PROMPT >> Repeat, please, only the lines from the top of the data down to the line with "from matplotlib.transforms import"; include both of those lines.
⁂
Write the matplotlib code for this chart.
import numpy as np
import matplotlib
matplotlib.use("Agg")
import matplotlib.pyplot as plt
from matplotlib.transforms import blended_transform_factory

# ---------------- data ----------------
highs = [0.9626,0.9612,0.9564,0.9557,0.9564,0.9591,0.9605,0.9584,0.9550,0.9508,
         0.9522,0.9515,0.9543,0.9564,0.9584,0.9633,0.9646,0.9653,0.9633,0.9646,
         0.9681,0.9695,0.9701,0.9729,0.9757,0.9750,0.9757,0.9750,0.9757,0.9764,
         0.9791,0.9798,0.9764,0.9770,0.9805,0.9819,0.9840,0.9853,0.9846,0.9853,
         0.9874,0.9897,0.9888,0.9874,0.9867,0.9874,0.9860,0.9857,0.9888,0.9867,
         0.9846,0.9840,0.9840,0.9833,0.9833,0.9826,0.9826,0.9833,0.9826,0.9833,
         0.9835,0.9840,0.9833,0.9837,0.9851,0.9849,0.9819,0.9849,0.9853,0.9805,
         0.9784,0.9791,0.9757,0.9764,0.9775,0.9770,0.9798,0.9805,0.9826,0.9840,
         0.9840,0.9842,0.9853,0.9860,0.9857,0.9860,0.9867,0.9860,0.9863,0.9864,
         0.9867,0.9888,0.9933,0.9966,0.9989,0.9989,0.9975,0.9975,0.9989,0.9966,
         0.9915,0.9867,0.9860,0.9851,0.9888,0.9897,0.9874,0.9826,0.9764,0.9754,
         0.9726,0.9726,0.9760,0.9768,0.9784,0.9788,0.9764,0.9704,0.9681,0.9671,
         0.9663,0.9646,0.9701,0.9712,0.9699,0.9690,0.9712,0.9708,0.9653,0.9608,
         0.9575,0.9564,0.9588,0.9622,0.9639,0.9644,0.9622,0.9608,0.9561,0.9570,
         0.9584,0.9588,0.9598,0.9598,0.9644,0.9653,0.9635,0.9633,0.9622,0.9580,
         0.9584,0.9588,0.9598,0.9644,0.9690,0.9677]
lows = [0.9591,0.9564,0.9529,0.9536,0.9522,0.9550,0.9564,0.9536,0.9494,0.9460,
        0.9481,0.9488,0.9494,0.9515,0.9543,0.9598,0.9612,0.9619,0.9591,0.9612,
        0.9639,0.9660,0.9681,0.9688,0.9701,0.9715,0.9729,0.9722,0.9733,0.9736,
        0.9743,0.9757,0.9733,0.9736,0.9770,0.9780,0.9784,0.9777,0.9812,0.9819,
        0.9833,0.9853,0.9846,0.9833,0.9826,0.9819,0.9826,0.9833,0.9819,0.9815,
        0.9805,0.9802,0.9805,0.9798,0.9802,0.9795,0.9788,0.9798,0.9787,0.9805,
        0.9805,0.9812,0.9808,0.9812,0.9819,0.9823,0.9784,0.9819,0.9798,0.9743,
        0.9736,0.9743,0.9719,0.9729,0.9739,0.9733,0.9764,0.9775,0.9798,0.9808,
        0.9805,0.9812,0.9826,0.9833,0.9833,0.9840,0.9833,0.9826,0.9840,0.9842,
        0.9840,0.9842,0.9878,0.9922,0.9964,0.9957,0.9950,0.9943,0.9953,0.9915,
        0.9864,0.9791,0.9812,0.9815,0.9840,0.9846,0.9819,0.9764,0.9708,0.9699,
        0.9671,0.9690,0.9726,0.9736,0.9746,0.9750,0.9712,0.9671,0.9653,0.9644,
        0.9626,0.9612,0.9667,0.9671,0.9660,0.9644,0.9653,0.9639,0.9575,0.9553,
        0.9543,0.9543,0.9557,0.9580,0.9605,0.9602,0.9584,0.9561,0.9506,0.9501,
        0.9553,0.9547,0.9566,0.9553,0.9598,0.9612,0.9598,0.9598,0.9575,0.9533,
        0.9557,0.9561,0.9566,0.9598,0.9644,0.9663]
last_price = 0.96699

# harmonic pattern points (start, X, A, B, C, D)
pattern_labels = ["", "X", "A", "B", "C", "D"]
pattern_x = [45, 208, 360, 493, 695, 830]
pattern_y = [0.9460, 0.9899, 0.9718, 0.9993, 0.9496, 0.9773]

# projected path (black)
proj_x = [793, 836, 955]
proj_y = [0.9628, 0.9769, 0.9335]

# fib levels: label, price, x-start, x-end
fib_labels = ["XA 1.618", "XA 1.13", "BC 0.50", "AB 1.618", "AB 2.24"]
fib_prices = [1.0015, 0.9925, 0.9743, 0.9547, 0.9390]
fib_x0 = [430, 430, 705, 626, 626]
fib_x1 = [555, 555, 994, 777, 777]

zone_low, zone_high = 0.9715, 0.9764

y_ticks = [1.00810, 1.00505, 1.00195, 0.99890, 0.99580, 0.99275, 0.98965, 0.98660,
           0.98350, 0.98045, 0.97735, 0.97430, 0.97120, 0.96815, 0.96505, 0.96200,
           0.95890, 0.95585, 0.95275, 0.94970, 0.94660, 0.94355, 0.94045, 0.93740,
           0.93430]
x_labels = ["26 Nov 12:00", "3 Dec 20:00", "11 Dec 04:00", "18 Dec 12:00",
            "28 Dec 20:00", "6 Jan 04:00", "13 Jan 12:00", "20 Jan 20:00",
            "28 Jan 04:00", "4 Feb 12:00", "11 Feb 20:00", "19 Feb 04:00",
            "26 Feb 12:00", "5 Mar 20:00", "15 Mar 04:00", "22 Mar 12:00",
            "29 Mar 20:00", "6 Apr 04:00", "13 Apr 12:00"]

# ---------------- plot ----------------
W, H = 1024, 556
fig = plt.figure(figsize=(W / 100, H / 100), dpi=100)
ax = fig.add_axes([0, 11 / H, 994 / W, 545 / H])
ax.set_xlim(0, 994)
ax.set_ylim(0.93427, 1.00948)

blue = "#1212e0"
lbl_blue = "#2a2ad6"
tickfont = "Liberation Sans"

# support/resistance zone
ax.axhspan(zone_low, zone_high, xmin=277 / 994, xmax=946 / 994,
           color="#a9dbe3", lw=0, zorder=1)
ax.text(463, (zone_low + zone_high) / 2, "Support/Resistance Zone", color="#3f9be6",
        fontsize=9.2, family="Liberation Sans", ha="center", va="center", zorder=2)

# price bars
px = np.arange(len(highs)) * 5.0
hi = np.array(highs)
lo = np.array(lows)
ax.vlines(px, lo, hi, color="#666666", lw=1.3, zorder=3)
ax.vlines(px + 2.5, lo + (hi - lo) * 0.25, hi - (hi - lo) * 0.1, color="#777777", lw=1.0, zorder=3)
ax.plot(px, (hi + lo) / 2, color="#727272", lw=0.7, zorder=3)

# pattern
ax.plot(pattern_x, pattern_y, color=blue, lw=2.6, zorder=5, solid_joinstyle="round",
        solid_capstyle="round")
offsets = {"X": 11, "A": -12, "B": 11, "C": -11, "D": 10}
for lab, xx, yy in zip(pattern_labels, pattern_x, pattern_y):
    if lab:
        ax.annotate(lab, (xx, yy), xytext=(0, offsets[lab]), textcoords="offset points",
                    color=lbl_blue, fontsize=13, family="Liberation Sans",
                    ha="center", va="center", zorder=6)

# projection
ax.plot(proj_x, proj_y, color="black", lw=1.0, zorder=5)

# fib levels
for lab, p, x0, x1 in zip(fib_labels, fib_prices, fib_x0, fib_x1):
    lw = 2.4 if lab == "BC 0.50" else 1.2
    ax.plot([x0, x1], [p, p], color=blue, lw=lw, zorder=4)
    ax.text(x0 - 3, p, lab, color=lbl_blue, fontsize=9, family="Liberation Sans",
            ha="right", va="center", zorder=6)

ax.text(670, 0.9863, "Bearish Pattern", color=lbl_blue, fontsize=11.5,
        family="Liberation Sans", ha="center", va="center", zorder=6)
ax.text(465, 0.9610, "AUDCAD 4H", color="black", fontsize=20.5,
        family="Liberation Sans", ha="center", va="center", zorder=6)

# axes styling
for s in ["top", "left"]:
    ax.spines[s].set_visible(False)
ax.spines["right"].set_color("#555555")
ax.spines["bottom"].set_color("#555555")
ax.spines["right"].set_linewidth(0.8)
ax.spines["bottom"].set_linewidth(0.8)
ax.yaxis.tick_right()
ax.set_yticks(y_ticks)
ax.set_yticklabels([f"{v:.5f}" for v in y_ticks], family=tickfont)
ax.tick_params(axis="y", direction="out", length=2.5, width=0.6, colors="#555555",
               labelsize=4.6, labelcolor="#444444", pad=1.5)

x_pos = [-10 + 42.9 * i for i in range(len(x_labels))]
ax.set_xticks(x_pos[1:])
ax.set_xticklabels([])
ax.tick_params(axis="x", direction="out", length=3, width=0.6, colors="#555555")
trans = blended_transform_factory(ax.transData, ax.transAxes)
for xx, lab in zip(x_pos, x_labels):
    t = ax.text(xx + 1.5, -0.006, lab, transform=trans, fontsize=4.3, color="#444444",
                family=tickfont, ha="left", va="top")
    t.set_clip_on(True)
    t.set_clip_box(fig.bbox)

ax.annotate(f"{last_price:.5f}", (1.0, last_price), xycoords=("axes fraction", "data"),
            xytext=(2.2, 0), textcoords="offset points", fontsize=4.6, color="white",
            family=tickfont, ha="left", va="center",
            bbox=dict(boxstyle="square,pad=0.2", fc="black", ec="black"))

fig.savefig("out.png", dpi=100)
⁂
SOLUTION FOR THIS EXERCISE >>
Write the matplotlib code for this chart.
import numpy as np
import matplotlib
matplotlib.use("Agg")
import matplotlib.pyplot as plt
from matplotlib.transforms import blended_transform_factory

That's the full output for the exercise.